Pedro enseguida les reconoció cuando se aproximaban de lejos por el pantalán. Una persona de unos 45 años acompañada de un joven con el teléfono móvil en la mano y mirando a la pantalla continuamente. Es más, este detalle casi le hace caer varias veces por los cables de luz y mangueras diversas que había repartidas por el pantalán. Además, solamente el padre cargaba con las dos bolsas de ropa para navegar. Sonrió para sus adentros, imaginándose al chaval cuando fueran alejándose de la costa, perdiendo cobertura y sin posibilidad de cargar el teléfono, salvo que el muchacho hubiera sido previsor y dispusiera de un cargador de doce voltios, lo cual era cuestionado por Pedro en sus pensamientos. Ni mucho menos tenía la intención de informarle que a bordo no se podría cargar el teléfono con un cargador normal, una vez largaran amarras. Que espabilara.

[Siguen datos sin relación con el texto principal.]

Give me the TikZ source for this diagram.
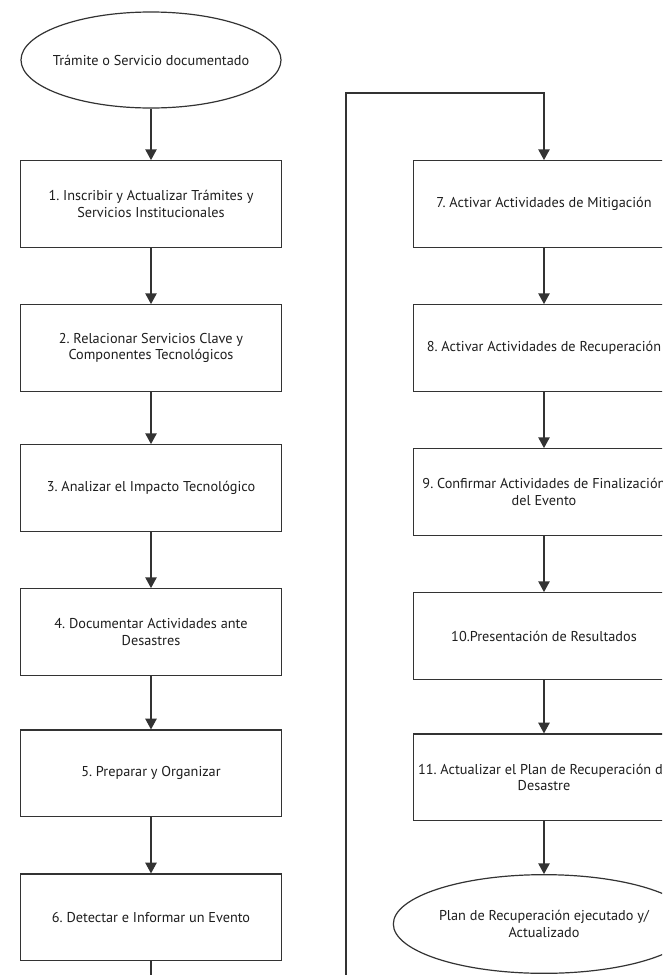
\documentclass[tikz,border=0pt]{standalone}
\usepackage{fontspec}
\setmainfont{PT Sans}
\usepackage{xcolor}
\usepackage{tikz}
\usetikzlibrary{shapes.geometric, arrows.meta, positioning}
\frenchspacing
\definecolor{linegray}{HTML}{333333}
\definecolor{textgray}{HTML}{1E1E1E}
\tikzstyle{startstop} = [ellipse, minimum width=195pt, minimum height=72pt, align=center, draw=linegray, line width=0.9pt, text=textgray, font=\fontsize{10.7}{12.3}\selectfont]
\tikzstyle{process} = [rectangle, minimum width=196pt, minimum height=65pt, align=center, draw=linegray, line width=0.9pt, text=textgray, font=\fontsize{10.7}{12.3}\selectfont]
\tikzstyle{arrow} = [line width=0.9pt, draw=linegray, -{Triangle[width=8.5pt,length=8pt]}]

\begin{document}
\begin{tikzpicture}[x=0.75pt, y=-0.75pt, node distance=108pt]
		\useasboundingbox (0,0) rectangle (662,975);
		\fill[white] (0,0) rectangle (662,975);
		\clip (0,0) rectangle (662,975);
		% left column
		\node (start) [startstop,inner xsep=-5pt] at (151,60) {Trámite o Servicio documentado};
		\node (pro1) [process,below of=start] {1. Inscribir y Actualizar Trámites y\\ Servicios Institucionales};
		\node (pro2) [process,below of=pro1] {2. Relacionar Servicios Clave y\\ Componentes Tecnológicos};
		\node (pro3) [process,below of=pro2,yshift=3pt] {3. Analizar el Impacto Tecnológico};
		\node (pro4) [process,below of=pro3] {4. Documentar Actividades ante\\ Desastres};
		\node (pro5) [process,below of=pro4,yshift=2pt] {5. Preparar y Organizar};
		\node (pro6) [process,below of=pro5] {6. Detectar e Informar un Evento};
		% right column
		\node (pro7) [process] at (544,204) {7. Activar Actividades de Mitigación};
		\node (pro8) [process,below of=pro7] {8. Activar Actividades de Recuperación};
		\node (pro9) [process,below of=pro8] {9. Confirmar Actividades de Finalización\\ del Evento};
		\node (pro10) [process,below of=pro9] {10.Presentación de Resultados};
		\node (pro11) [process,below of=pro10,yshift=2pt] {11. Actualizar el Plan de Recuperación de\\ Desastre};
		\node (stop) [startstop,below of=pro11,yshift=-2pt,inner xsep=0pt,minimum width=226pt,minimum height=74pt] {Plan de Recuperación ejecutado y/\\ Actualizado};
		% loop back
		\coordinate (under) at (346,1000);
		\coordinate (turn) at (346,93);
		\draw [arrow] (start) -- (pro1);
		\draw [arrow] (pro1) -- (pro2);
		\draw [arrow] (pro2) -- (pro3);
		\draw [arrow] (pro3) -- (pro4);
		\draw [arrow] (pro4) -- (pro5);
		\draw [arrow] (pro5) -- (pro6);
		\draw [arrow] (pro6) |- (under) -- (turn) -| (pro7);
		\draw [arrow] (pro7) -- (pro8);
		\draw [arrow] (pro8) -- (pro9);
		\draw [arrow] (pro9) -- (pro10);
		\draw [arrow] (pro10) -- (pro11);
		\draw [arrow] (pro11) -- (stop);
	\end{tikzpicture}
\end{document}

A las 15-30h, y después de haber comido una magnífica paella en el club, regada con un buen vino blanco de la zona, lanzaban el último cabo que les mantenía amarrados al pantalán. Mientras embocaban la bocana del puerto, recogían las defensas y quitaban la funda de la botavara, Pedro observó que el teléfono del joven sobresalía por el bolsillo trasero del pantalón y le advirtió de ello. Es más, le dijo que era recomendable guardar el teléfono en la cabina, durante las maniobras, en previsión de una caída fortuita del mismo al agua. Ni caso, como oir llover. Él se limitó a mirarle con cara de póker y a consultar la pantalla una vez más. Probablemente estaría chateando con alguien mediante el guasap y no era cuestión de que un viejo le dijera lo que tenía que hacer con su teléfono, faltaría más. Su padre también se lo aconsejó pero sin éxito.
Izaron la mayor y posteriormente desenrollaron el génova. Había viento del suroeste, de fuerza 3, que enseguida les subió la corredera a 7 nudos. Además, dentro de la bahía no había prácticamente ola, y la roda cortaba el agua como un cuchillo. Pedro le dijo a su amigo: «coge el timón, por favor, que voy a marcar la posición en la carta y a sacar el rumbo al cabo».
En cinco minutos se escuchó una voz desde dentro: «rumbo doscientos quince grados, dos uno cinco». Era Pedro, indicándole el rumbo al timonel. El joven se quedó perplejo al escucharlo. «¿Rumbo? ¿grados? éste está como una cabra. Primero me dice que guarde el móvil y luego nosequé de rumbos y grados…yo lo flipo»
Con ese viento, tendrían que ceñir, pero probablemente por poco tiempo ya que aquella era una brisa local, de la bahía. A medida que fueron abandonando el resguardo de los cabos que la cerraban, el viento fue ganando en intensidad y las olas también, a pesar de que no había más que una ligera marejada, lo normal para ese viento.
Posteriormente el viento fue amainando poco a poco, hasta quedarse encalmados y mecidos suavemente por la marejada. Pedro decidió arrancar el motor, y como estaba anocheciendo y no había demasiado tráfico de barcos, decidió ponerse a cocinar un puchero de guisado, bien aderezado, para que pudieran entrar en la noche dignamente cenados y con el cuerpo caliente. Le pasó el relevo a su amigo, indicándole el nuevo rumbo ya que habían caído a sotavento unas millas, después de haber navegado amurados a babor unas cuantas horas. Ahora sí que podían hacer rumbo directo al cabo y comenzaban a alejarse de la costa.